Own Your Next Interview: It’s Not What You Say, It’s How You Show It

Short Course: Own Your Next Interview: It’s Not What You Say, It’s How You Show It

Plenty of candidates look strong on paper. Fewer translate that into a compelling interview. The difference is rarely knowledge alone. It is clarity of thought, precision in communication, and the ability to make your value obvious in real time.


If you want to stand out, you need to think beyond “having the right answers” and focus on how you deliver them.

Your CV Is a Decision Tool, Not a Biography

Recruiters are not reading your CV. They are scanning it.

You have roughly 6 to 8 seconds to communicate three things:

  • Are you relevant
  • Are you competent
  • Are you worth a closer look


That means structure matters as much as content.

Start with a sharp opening summary that answers one question: why should this person keep reading? Avoid generic statements and focus on clear signals of value.

Use language that demonstrates action and impact. Words like “led”, “built”, “optimised”, and “increased” show ownership and results.

Placement is just as important. The top third of your CV carries the most weight. Put your strongest and most relevant experience there. Do not make the reader work to find your value.

Quick actions:

  • Rewrite your summary into 2 to 3 lines focused on outcomes, not responsibilities
  • Move your most relevant experience to the top, even if it is not your most recent role
  • Replace passive wording with action-driven language

The First Minute of Your Interview Sets Everything

First impressions form quickly, often within seconds, and that’s why your introduction should be intentional. Think of it as a short narrative that connects your past experience to the role in front of you.

Instead of listing your background, frame it:

  • What you have done
  • What you are good at
  • Why that matters here

Preparation is what makes this feel natural.

Research the company beyond surface level and understand their priorities, challenges and values. This allows you to align your answers without forcing it. When you speak their language, you become easier to picture in the role.

Quick actions:

  • Prepare a 30 to 45 second introduction that links your experience to the role
  • Identify 2 to 3 company priorities and weave them into your answers
  • Practise saying your introduction out loud until it feels conversational

Structure Beats Rambling Every Time

Strong candidates guide the interviewer through their thinking. This is where structure becomes powerful.

The STAR method works because it creates clarity:

  • Situation: set the context
  • Task: define your responsibility
  • Action: explain what you did
  • Result: show the outcome

Most people stop too early – they describe the situation and the task but rush the result. That is where your value sits.

Quantify where possible, even directional impact helps. Improved efficiency, reduced time, increased revenue, stronger engagement. These are signals employers trust.

Quick actions:

  • Prepare 3 to 5 STAR examples that cover key skills like problem solving, leadership and initiative
  • Focus on the “Action” and “Result” sections. This is where you stand out
  • Add numbers or clear outcomes to each example

Standing Out Is About Evidence, Not Claims

At interview stage, everyone meets the baseline. What separates candidates is proof.

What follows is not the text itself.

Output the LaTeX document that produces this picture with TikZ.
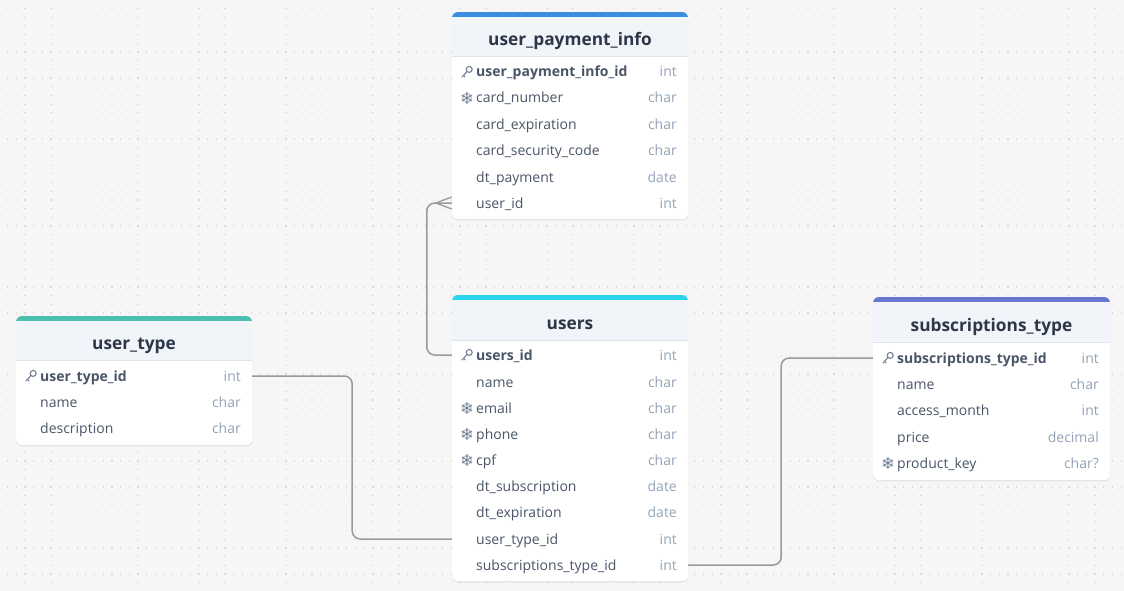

Research consistently shows that structured, example-based responses are far more predictive of performance than generic answers. Employers are not looking for potential alone, they are looking for evidence of applied capability.

Anyone can say they are proactive or analytical. Fewer can demonstrate it with real examples.

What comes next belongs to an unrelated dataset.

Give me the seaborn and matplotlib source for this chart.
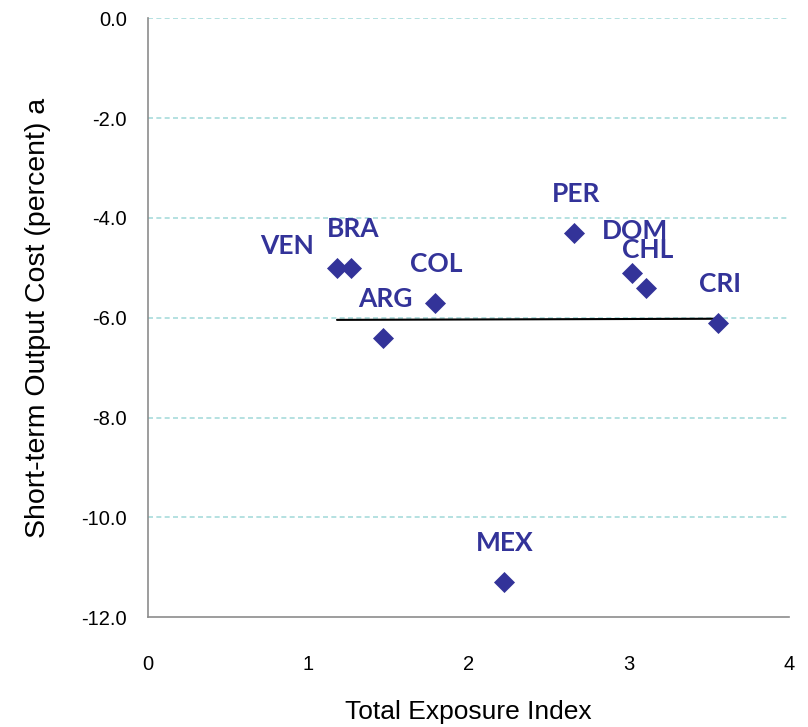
import matplotlib

matplotlib.use("Agg")

import matplotlib.pyplot as plt
import pandas as pd
import seaborn as sns
from matplotlib import font_manager

countries = ["VEN", "BRA", "ARG", "COL", "MEX", "PER", "DOM", "CHL", "CRI"]
exposure = [1.18, 1.27, 1.47, 1.79, 2.22, 2.66, 3.02, 3.11, 3.56]
output_cost = [-5.0, -5.0, -6.4, -5.7, -11.3, -4.3, -5.1, -5.4, -6.1]

# label offsets in points (default: centred above the marker)
label_offsets = {"VEN": (-36, 16), "DOM": (2, 30), "CHL": (1, 27)}
DEFAULT_OFFSET = (1, 28)

MARK = "#333399"


def main():
    sns.set_theme(style="white")
    plt.rcParams["font.family"] = ["Liberation Sans", "DejaVu Sans"]
    plt.rcParams["text.color"] = "black"
    plt.rcParams["axes.labelcolor"] = "black"

    names = {f.name for f in font_manager.fontManager.ttflist}
    if "Liberation Sans Narrow" in names:
        tick_family, tick_size = "Liberation Sans Narrow", 15.5
    else:
        tick_family, tick_size = "Liberation Sans", 14.5

    df = pd.DataFrame({"country": countries, "x": exposure, "y": output_cost})

    fig, ax = plt.subplots(figsize=(8.08, 7.27), dpi=100)
    fig.subplots_adjust(left=0.183, right=0.9765, top=0.975, bottom=0.151)

    # trend line first so the markers sit on top of it
    sns.regplot(data=df, x="x", y="y", scatter=False, ci=None, color="black",
                line_kws={"linewidth": 1.5}, ax=ax)
    sns.scatterplot(data=df, x="x", y="y", marker="D", s=115, color=MARK,
                    edgecolor=MARK, linewidth=0, zorder=3, ax=ax)

    for name, x, y in zip(countries, exposure, output_cost):
        ax.annotate(name, (x, y), xytext=label_offsets.get(name, DEFAULT_OFFSET),
                    textcoords="offset points", ha="center", va="center",
                    fontsize=19, fontweight="bold", color=MARK, family="Lato")

    ax.set_xlim(0, 4)
    ax.set_ylim(-12, 0)
    ax.set_xticks([0, 1, 2, 3, 4])
    ax.set_yticks([0, -2, -4, -6, -8, -10, -12])
    ax.set_yticklabels([f"{v:.1f}" for v in [0, -2, -4, -6, -8, -10, -12]])

    for v in [0, -2, -4, -6, -8, -10]:
        ax.axhline(v, color="#a8dcdc", linestyle=(0, (3, 2)), linewidth=1.2, zorder=0)

    for side in ["top", "right"]:
        ax.spines[side].set_visible(False)
    for side in ["left", "bottom"]:
        ax.spines[side].set_color("#8c8c8c")
        ax.spines[side].set_linewidth(1.2)
    ax.tick_params(axis="both", which="major", direction="out", length=7,
                   width=1.2, color="#8c8c8c", labelsize=tick_size, labelcolor="black")
    ax.tick_params(axis="x", pad=20)
    ax.tick_params(axis="y", pad=8)
    for lbl in ax.get_xticklabels() + ax.get_yticklabels():
        lbl.set_family(tick_family)

    ax.set_xlabel("Total Exposure Index", fontsize=19, labelpad=19)
    ax.set_ylabel("Short-term Output Cost (percent) a", fontsize=20.5, labelpad=22)

    fig.savefig("out.png", dpi=100)
    plt.close(fig)


if __name__ == "__main__":
    main()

Go further by showing how you think – explain why you made certain decisions and share what you learned. This signals maturity and self-awareness.

Quick actions:

  • Replace general statements with specific examples
  • Explain your decision-making, not just your actions
  • Reflect on what you would do differently next time

Build Skills You Can Talk About

There is a clear difference between knowing something and being able to speak about it with confidence.

Short, focused learning can help bridge that gap. Not simply because it adds another line to your CV but because it gives you practical material to draw from in conversation.

When you can reference something you have learned and applied, your answers become more credible. 

Quick actions:

  • Choose 1 or 2 relevant areas to deepen your knowledge (short courses can really help with this)
  • Focus on practical application, not just completion
  • Be ready to explain how you have used what you learned

The Real Advantage

From your CV to your interview answers, everything comes down to one thing: How clearly you communicate your value.

Preparation sharpens that clarity, structure strengthens it and evidence proves it.

When you approach interviews with that level of intent, you shape the interviewer’s perception…and that is what makes you the obvious choice.